Getting to Level 8 is typically only for search applications which provide a critical component to a business process. It requires deep and on-going expertise in search and statistical analysis, plus the corporate motivation to implement the appropriate processes, drive them through to completion, and continue to maintain them over time.. Usually this happens only where the business benefits are obvious and measurable. Often, this applies to companies whose business is their content.
How to move up to Level 9: Implement some high-level features beyond just search and results.
Level 9: Recommendations, popularity, clustering, and automatic categorization
We are now in rarefied air. Search by itself is no longer good enough for you. Your search engine is already is as good as it can be and is producing excellent results. It’s time to move to Level 9.

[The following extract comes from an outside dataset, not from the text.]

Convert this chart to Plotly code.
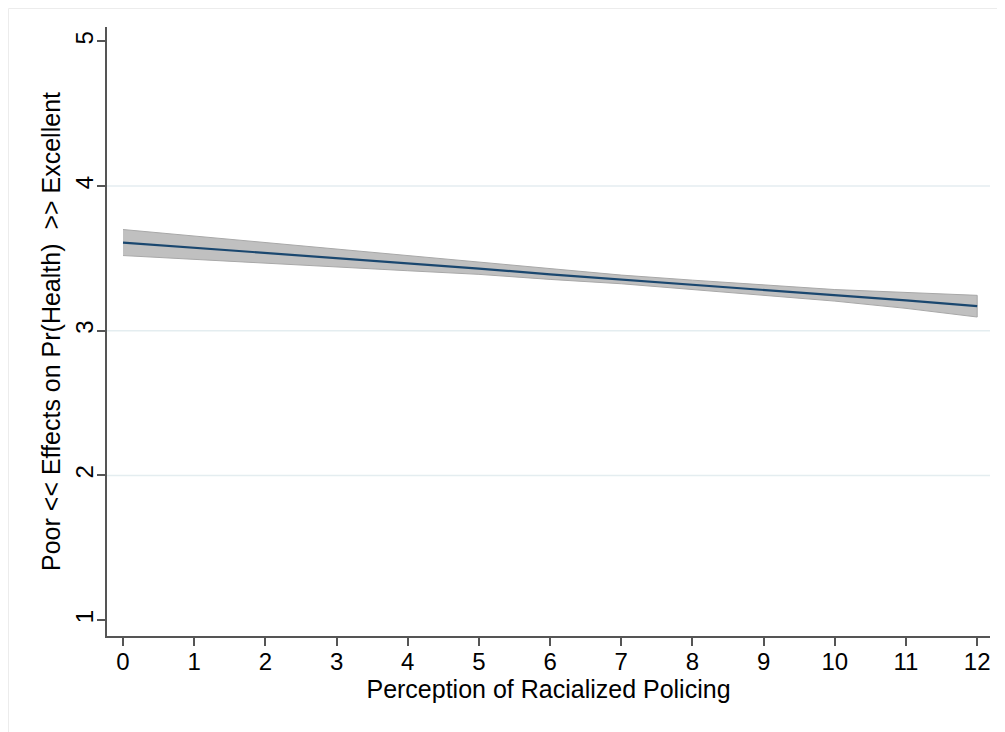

Closely related to search are extensions for recommendations, popularity, clustering and automatic categorization. Such extensions are heavily based on statistical analysis of documents, words, term distributions, and usage. All of these techniques will need the same data and language processing that is required of your high-quality search engine. Indeed, for most of these advanced techniques to work well, clean, well structured input data is critical.
In some search applications, these Level 9 extensions have been mastered and are driving businesses forward. E-commerce search applications lead the way, driven by their crystal-clear ROI. Yet despite most of these techniques having been around for a decade or more, the proportion of organizations who use them well is surprisingly small.
How to complete your journey by reaching Level 10: Ask for your processes to be audited by a third party.
Level 10: All of the above audited and certified by a third-party
Reaching Level 10 means that your search engine implementation and continuous improvement processes have been audited by a third party who is well versed in the worlds of search engines and statistical analysis. Your processes are sound, your statistics are valid, and your procedures are carefully written and scrupulously followed.
Call it a quality standard for search implementations.